Hoy, venía con la intención de hablar de Urbasa (una sierra preciosa que tenemos en Navarra). Urbasa iba a ser la excusa perfecta para hacer un post en el que agradecería el cariño, los ánimos y las sonrisas (aunque tristes) que he recibido estos últimos días. Pero sobre todo quería escribir sobre Urbasa, no por lo que es, si no por lo que significó. Significó que alguien, un buen amigo, me sacó de casa el día que más lo necesitaba. Un día en el que me hubiese quedado atrapada entre las sábanas, abrazada a mi almohada y agarrada con fuerza a un trozo de papel.
Sin embargo, llamó a mi puerta y con el coche en marcha me ofreció un plan ("con el que sentirte viva" omitió).
Admito que en mi interior permanecía escéptica. "Cuatro vacas y cuatro ovejas no me van a hacer olvidar" pensaba.
Pero admito, también, que una vez allí me sentí mucho mejor. El sol, el aire fresco y los animales cruzando la carretera mejoraron mi ánimo. Ya no me sentía tan pesada, y el campaneo de los cencerros me llenó de tranquilidad. Sin darme cuenta dejé de pensar en cosas feas. En cosas sin solución. Ya sólo pensaba en la tranquilidad de la vaca que comía hierba a pesar de nuestra presencia. Los agobios y tristezas parecieron marcharse por un instante. Ya sólo pensaba en la VIDA.
Pero en una sencilla: ver a las vacas pastar en el campo, comer queso, del fuerte, del seco, de ese que viene directo de la oveja. En beber leche al puro estilo Heidi (aunque sea intolerante). En construirme un columpio gigante que colgase de un árbol y hacerme una cama de heno. Lanzarme a ella esperando a que Pablo me llamase para ir a pasear con nuestras ovejas.
Sin móviles, sin cobertura y sin malas noticias.
Pensé, luego, en toda esa gente de la que sí quería tener (buenas) noticias.
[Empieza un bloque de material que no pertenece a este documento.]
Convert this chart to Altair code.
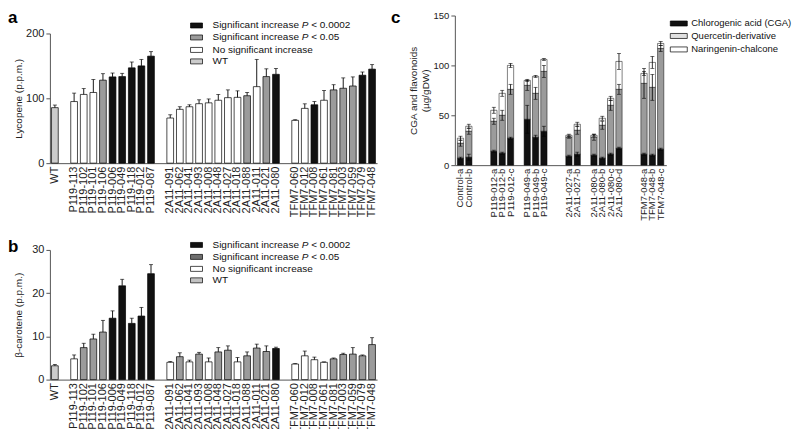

Y pensé entonces que no podía quedarme allí aislada, sin móvil, sin cobertura. De pronto, sentí que tenía que estar siempre disponible, siempre localizable y siempre conectada.
Pero después decidí, que no podía estar todo el día conectada porque, al final, no tendría nada que contar.
Y acabé pensando que, simplemente, tenía que vivir. Como las vacas. O los caballos. Como yo quisiera. Como si a nadie le importase lo que yo hiciese. Porque, realmente, a nadie le importa. Disfrutar cada día. Viajar, bailar, reir, saltar y cantar. No desperdiciar ni un momento de esta vida, que aunque a veces amarga, es maravillosa.
Incluso en los días mas tristes, recuerda que sigue quedando un millón de personas ahí fuera para quien tu sonrisa significa mucho, y con eso debes quedarte.